By James Kwak
The Federal Reserve is serious—about something.
On May 2, The Wall Street Journal reported that regulators were pushing to require “very large banks to hold higher levels of capital,” including minimum levels of unsecured long-term debt, as part of an effort “to force banks to shrink voluntarily by making it expensive and onerous to be big and complex.” The article quoted Fed Governor Jeremy Stein, who said, “If after some time it has not delivered much of a change in the size and complexity of the largest of banks, one might conclude that the implicit tax was too small, and should be ratcheted up” (emphasis added).

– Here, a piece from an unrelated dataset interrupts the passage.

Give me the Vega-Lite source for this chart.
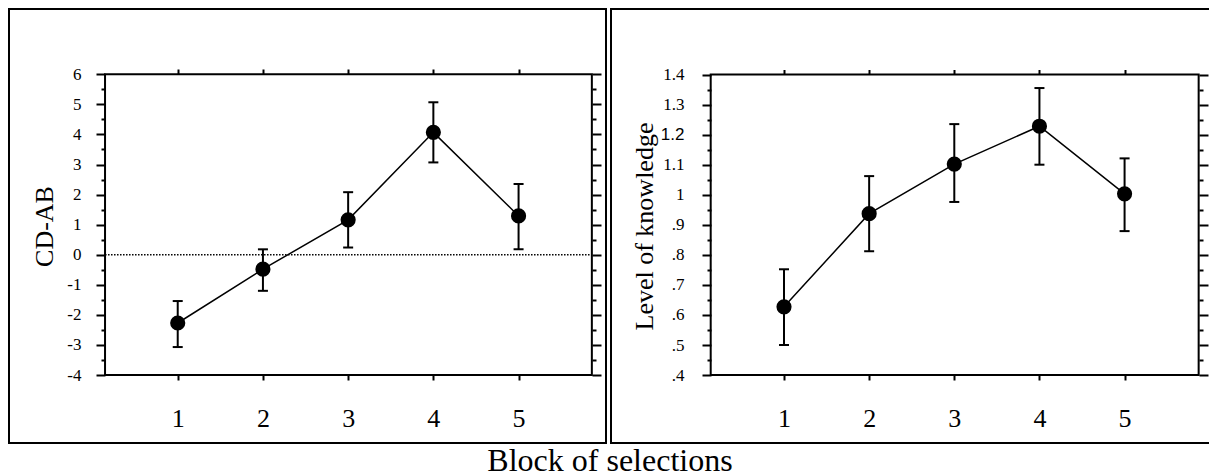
{
  "$schema": "https://vega.github.io/schema/vega-lite/v6.json",
  "padding": {"left": 8, "top": 8, "right": 0, "bottom": 0},
  "background": "white",
  "spacing": 3,
  "title": {"text": "Block of selections", "orient": "bottom", "anchor": "middle", "fontSize": 32, "font": "Liberation Serif", "fontWeight": "normal", "color": "black", "offset": 2},
  "config": {
    "view": {"stroke": "black", "strokeWidth": 2},
    "axis": {"domain": false, "grid": false, "tickColor": "black", "tickWidth": 2, "labelColor": "black", "labelFont": "Liberation Serif", "titleFont": "Liberation Serif", "titleColor": "black", "titleFontWeight": "normal", "labelFlush": false, "labelOverlap": false}
  },
  "hconcat": [
    {
      "width": 597,
      "height": 434,
      "data": {"values": [
        {"block": 1, "mean": -2.27, "lo": -3.07, "hi": -1.54},
        {"block": 2, "mean": -0.48, "lo": -1.2, "hi": 0.18},
        {"block": 3, "mean": 1.16, "lo": 0.24, "hi": 2.08},
        {"block": 4, "mean": 4.07, "lo": 3.07, "hi": 5.07},
        {"block": 5, "mean": 1.29, "lo": 0.18, "hi": 2.35}
      ]},
      "resolve": {"axis": {"x": "independent", "y": "independent"}},
      "layer": [
        {
          "data": {"values": [{}]},
          "mark": {"type": "rect", "fillOpacity": 0, "stroke": "black", "strokeWidth": 2},
          "encoding": {
            "x": {"datum": 0.147, "type": "quantitative", "scale": {"domain": [-0.98, 6.026], "nice": false, "zero": false},
                  "axis": {"orient": "bottom", "offset": -68, "values": [1, 2, 3, 4, 5], "tickSize": 5, "labelFont": "Liberation Serif", "labelFontSize": 26, "labelPadding": 25, "title": null}},
            "x2": {"datum": 5.86},
            "y": {"datum": -4, "type": "quantitative", "scale": {"domain": [-6.261, 8.172], "nice": false, "zero": false},
                  "axis": {"orient": "left", "offset": -96, "values": [-4, -3, -2, -1, 0, 1, 2, 3, 4, 5, 6], "tickSize": 9, "labelExpr": "datum.value + ''", "labelFont": {"condition": {"test": "datum.value > 100", "value": "Liberation Sans"}, "value": "Liberation Serif"}, "labelFontSize": 17, "labelPadding": 15, "title": "CD-AB", "titleFont": "Liberation Serif", "titleFontSize": 26, "titlePadding": 9}},
            "y2": {"datum": 6}
          }
        },
        {
          "data": {"values": [{}]},
          "mark": {"type": "rule", "stroke": "black", "strokeWidth": 1.3, "strokeDash": [1.5, 1.5]},
          "encoding": {
            "x": {"datum": 0.147, "type": "quantitative", "scale": {"domain": [-0.98, 6.026], "nice": false, "zero": false},
                  "axis": {"orient": "top", "offset": -65, "values": [1, 2, 3, 4, 5], "tickSize": 5, "labels": false, "title": null}},
            "x2": {"datum": 5.86},
            "y": {"datum": 0, "type": "quantitative", "scale": {"domain": [-6.261, 8.172], "nice": false, "zero": false},
                  "axis": {"orient": "right", "offset": -14, "values": [-4, -3, -2, -1, 0, 1, 2, 3, 4, 5, 6], "tickSize": 9, "labels": false, "title": null}}
          }
        },
        {
          "mark": {"type": "rule", "stroke": "black", "strokeWidth": 2},
          "encoding": {
            "x": {"field": "block", "type": "quantitative", "scale": {"domain": [-0.98, 6.026], "nice": false, "zero": false}, "axis": null},
            "y": {"field": "lo", "type": "quantitative", "scale": {"domain": [-6.261, 8.172], "nice": false, "zero": false},
                  "axis": {"orient": "left", "offset": -96, "values": [-3.5, -2.5, -1.5, -0.5, 0.5, 1.5, 2.5, 3.5, 4.5, 5.5], "tickSize": 4, "labels": false, "title": null}},
            "y2": {"field": "hi"}
          }
        },
        {
          "mark": {"type": "tick", "orient": "horizontal", "size": 10, "thickness": 2, "color": "black", "opacity": 1},
          "encoding": {
            "x": {"field": "block", "type": "quantitative", "scale": {"domain": [-0.98, 6.026], "nice": false, "zero": false}, "axis": null},
            "y": {"field": "lo", "type": "quantitative", "scale": {"domain": [-6.261, 8.172], "nice": false, "zero": false},
                  "axis": {"orient": "right", "offset": -14, "values": [-3.5, -2.5, -1.5, -0.5, 0.5, 1.5, 2.5, 3.5, 4.5, 5.5], "tickSize": 4, "labels": false, "title": null}}
          }
        },
        {
          "mark": {"type": "tick", "orient": "horizontal", "size": 10, "thickness": 2, "color": "black", "opacity": 1},
          "encoding": {
            "x": {"field": "block", "type": "quantitative", "scale": {"domain": [-0.98, 6.026], "nice": false, "zero": false}, "axis": null},
            "y": {"field": "hi", "type": "quantitative", "scale": {"domain": [-6.261, 8.172], "nice": false, "zero": false}, "axis": null}
          }
        },
        {
          "mark": {"type": "line", "stroke": "black", "strokeWidth": 1.5},
          "encoding": {
            "x": {"field": "block", "type": "quantitative", "scale": {"domain": [-0.98, 6.026], "nice": false, "zero": false}, "axis": null},
            "y": {"field": "mean", "type": "quantitative", "scale": {"domain": [-6.261, 8.172], "nice": false, "zero": false}, "axis": null}
          }
        },
        {
          "mark": {"type": "circle", "size": 230, "color": "black", "opacity": 1},
          "encoding": {
            "x": {"field": "block", "type": "quantitative", "scale": {"domain": [-0.98, 6.026], "nice": false, "zero": false}, "axis": null},
            "y": {"field": "mean", "type": "quantitative", "scale": {"domain": [-6.261, 8.172], "nice": false, "zero": false}, "axis": null}
          }
        }
      ]
    },
    {
      "width": 600,
      "height": 434,
      "data": {"values": [
        {"block": 1, "mean": 0.627, "lo": 0.5, "hi": 0.752},
        {"block": 2, "mean": 0.937, "lo": 0.812, "hi": 1.062},
        {"block": 3, "mean": 1.102, "lo": 0.976, "hi": 1.235},
        {"block": 4, "mean": 1.228, "lo": 1.1, "hi": 1.355},
        {"block": 5, "mean": 1.003, "lo": 0.879, "hi": 1.121}
      ]},
      "resolve": {"axis": {"x": "independent", "y": "independent"}},
      "layer": [
        {
          "data": {"values": [{}]},
          "mark": {"type": "rect", "fillOpacity": 0, "stroke": "black", "strokeWidth": 2},
          "encoding": {
            "x": {"datum": 0.139, "type": "quantitative", "scale": {"domain": [-1.032, 6.015], "nice": false, "zero": false},
                  "axis": {"orient": "bottom", "offset": -68, "values": [1, 2, 3, 4, 5], "tickSize": 5, "labelFont": "Liberation Serif", "labelFontSize": 26, "labelPadding": 25, "title": null}},
            "x2": {"datum": 5.87},
            "y": {"datum": 0.4, "type": "quantitative", "scale": {"domain": [0.174, 1.618], "nice": false, "zero": false},
                  "axis": {"orient": "left", "offset": -100, "values": [0.4, 0.5, 0.6, 0.7, 0.8, 0.9, 1, 1.1, 1.2, 1.3, 1.4], "tickSize": 9,
                           "labelExpr": "datum.value < 0.999 ? replace(format(datum.value, '.1f'), '0.', '.') : format(datum.value, '.1~f')",
                           "labelFont": {"condition": {"test": "abs(datum.value - 1.2) < 0.001", "value": "Liberation Sans"}, "value": "Liberation Serif"},
                           "labelFontSize": 17, "labelPadding": 18, "title": "Level of knowledge", "titleFont": "Liberation Serif", "titleFontSize": 26, "titlePadding": 3}},
            "y2": {"datum": 1.4}
          }
        },
        {
          "mark": {"type": "rule", "stroke": "black", "strokeWidth": 2},
          "encoding": {
            "x": {"field": "block", "type": "quantitative", "scale": {"domain": [-1.032, 6.015], "nice": false, "zero": false},
                  "axis": {"orient": "top", "offset": -65.5, "values": [1, 2, 3, 4, 5], "tickSize": 5, "labels": false, "title": null}},
            "y": {"field": "lo", "type": "quantitative", "scale": {"domain": [0.174, 1.618], "nice": false, "zero": false},
                  "axis": {"orient": "right", "offset": -12, "values": [0.4, 0.5, 0.6, 0.7, 0.8, 0.9, 1, 1.1, 1.2, 1.3, 1.4], "tickSize": 9, "labels": false, "title": null}},
            "y2": {"field": "hi"}
          }
        },
        {
          "mark": {"type": "tick", "orient": "horizontal", "size": 10, "thickness": 2, "color": "black", "opacity": 1},
          "encoding": {
            "x": {"field": "block", "type": "quantitative", "scale": {"domain": [-1.032, 6.015], "nice": false, "zero": false}, "axis": null},
            "y": {"field": "lo", "type": "quantitative", "scale": {"domain": [0.174, 1.618], "nice": false, "zero": false},
                  "axis": {"orient": "left", "offset": -100, "values": [0.45, 0.55, 0.65, 0.75, 0.85, 0.95, 1.05, 1.15, 1.25, 1.35], "tickSize": 4, "labels": false, "title": null}}
          }
        },
        {
          "mark": {"type": "tick", "orient": "horizontal", "size": 10, "thickness": 2, "color": "black", "opacity": 1},
          "encoding": {
            "x": {"field": "block", "type": "quantitative", "scale": {"domain": [-1.032, 6.015], "nice": false, "zero": false}, "axis": null},
            "y": {"field": "hi", "type": "quantitative", "scale": {"domain": [0.174, 1.618], "nice": false, "zero": false},
                  "axis": {"orient": "right", "offset": -12, "values": [0.45, 0.55, 0.65, 0.75, 0.85, 0.95, 1.05, 1.15, 1.25, 1.35], "tickSize": 4, "labels": false, "title": null}}
          }
        },
        {
          "mark": {"type": "line", "stroke": "black", "strokeWidth": 1.5},
          "encoding": {
            "x": {"field": "block", "type": "quantitative", "scale": {"domain": [-1.032, 6.015], "nice": false, "zero": false}, "axis": null},
            "y": {"field": "mean", "type": "quantitative", "scale": {"domain": [0.174, 1.618], "nice": false, "zero": false}, "axis": null}
          }
        },
        {
          "mark": {"type": "circle", "size": 230, "color": "black", "opacity": 1},
          "encoding": {
            "x": {"field": "block", "type": "quantitative", "scale": {"domain": [-1.032, 6.015], "nice": false, "zero": false}, "axis": null},
            "y": {"field": "mean", "type": "quantitative", "scale": {"domain": [0.174, 1.618], "nice": false, "zero": false}, "axis": null}
          }
        }
      ]
    }
  ]
}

A few days later, Fed Governor Daniel Tarullo said roughly the same thing (emphasis added):
“‘The important question is not whether capital requirements for large banking firms need to be stronger than those included in Basel III and the agreement on capital surcharges, but how to make them so,’ said Mr. Tarullo, adding later that even with those measures in place it ‘would leave more too-big-to-fail risk than I think is prudent.‘”
Tarullo recommended higher capital requirements and long-term debt requirements for systemically risky financial institutions.
Last week, Governor of Governors Ben Bernanke quoted from the same talking points (emphasis added):
“Mr. Bernanke said the Fed could push banks to maintain a higher leverage ratio, hold certain types of debt favored by regulators, or other steps to give the largest firms a ‘strong incentive to reduce their size, complexity, interconnectedness.’
“The Fed chairman acknowledged growing concerns that some financial companies remain so big and complex the government would have to step in to prevent their collapse and said more needs to be done to eliminate that risk.”